No data exists regarding use of drug-eluting stents (DES) over bare metal stents, although some have voiced concern that DES may adversely affect arterial healing. Cannulation of the false lumen and coronary perforation/occlusion are described as the potential complications of attempted intervention in SCAD. The major difficulty of stenting in the setting is that the intramural hematoma may be displaced either proximally or distally by the stent and results in luminal occlusion. One strategy is to deploy multiple stents, distal to proximal, covering the dissected portion of the artery; however, the risk is a greater chance of subsequent in-stent restenosis. The other strategy is to stent the entry point of the dissection if it can be visualized and to close the intimal defect with a stent and let the hematoma heal on its own. This, however, requires precise localization of the dissection entry point, which may be possible with OCT as described above.

Conservative medical therapy is reasonable in cases of distal dissection with preserved coronary flow. IVUS has been used to document healing of SCAD in select cases.[44] Reduction of vessel wall sheer stress with the use of beta-blockade has been described as a reasonable therapeutic choice.[45] The role of long-term antiplatelets in patients with SCAD, not receiving stent, has never been examined in a clinical trial; however, there are anecdotal evidences of benefit.[45] Use of heparin, thrombolysis, and glycoprotein IIb–IIIa inhibitors during the acute presentation is controversial.[46-49] The risks are extension of dissection or hematoma, and there is risk of postpartum hemorrhage or fetal intracranial bleeding during pregnancy and postpartum period.[50]

Surgical revascularization is usually restricted to hemodynamically unstable cases where percutaneous coronary intervention has failed (such as complete vessel occlusion due to expanding dissection) or is deemed impossible (such as multivessel long segment dissection with good distal segment suitable for bypass).[51]

A pubmed search yielded in excess of 500 articles, mostly case reports and case series. An inherent difficulty in understanding the natural history and prognosis of the condition is the rarity of its occurrence. Large-scale multicentric studies are necessary and novel strategies such as community-based social networking may be implemented to gather information about this disease.[52] The Discovery trial has been initiated as the first prospective registry to look into the incidence, therapeutic options, and outcome analysis for SCAD.[53]
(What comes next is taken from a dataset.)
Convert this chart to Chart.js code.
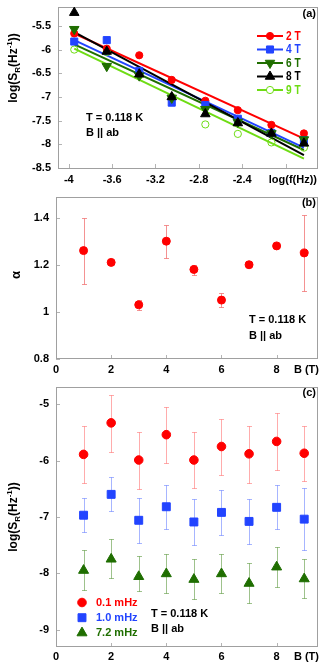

Clinicians should keep in mind the possibility of SCAD in case of a pregnant woman with ACS. There is no apparent contraindication for using the usual medications like antiplatelets or beta-blockers, however ACE inhibitors should be avoided. Coronary angiogram, if necessary, should preferably be performed through a radial access along with a lead sheet over abdomen and pelvis of the patient, as it limits fetal exposure to radiation of less than 5 rad.

Internists as well as cardiologists should be familiar with the clinical presentation as well as angiographic appearance of SCAD and be aware of the treatment options. An understanding of the inherent difficulties and potential complications of manipulating dissecting coronary arteries should help guide the risk/benefit assessment of the therapeutic decision-making when confronted with this unusual angiographic finding.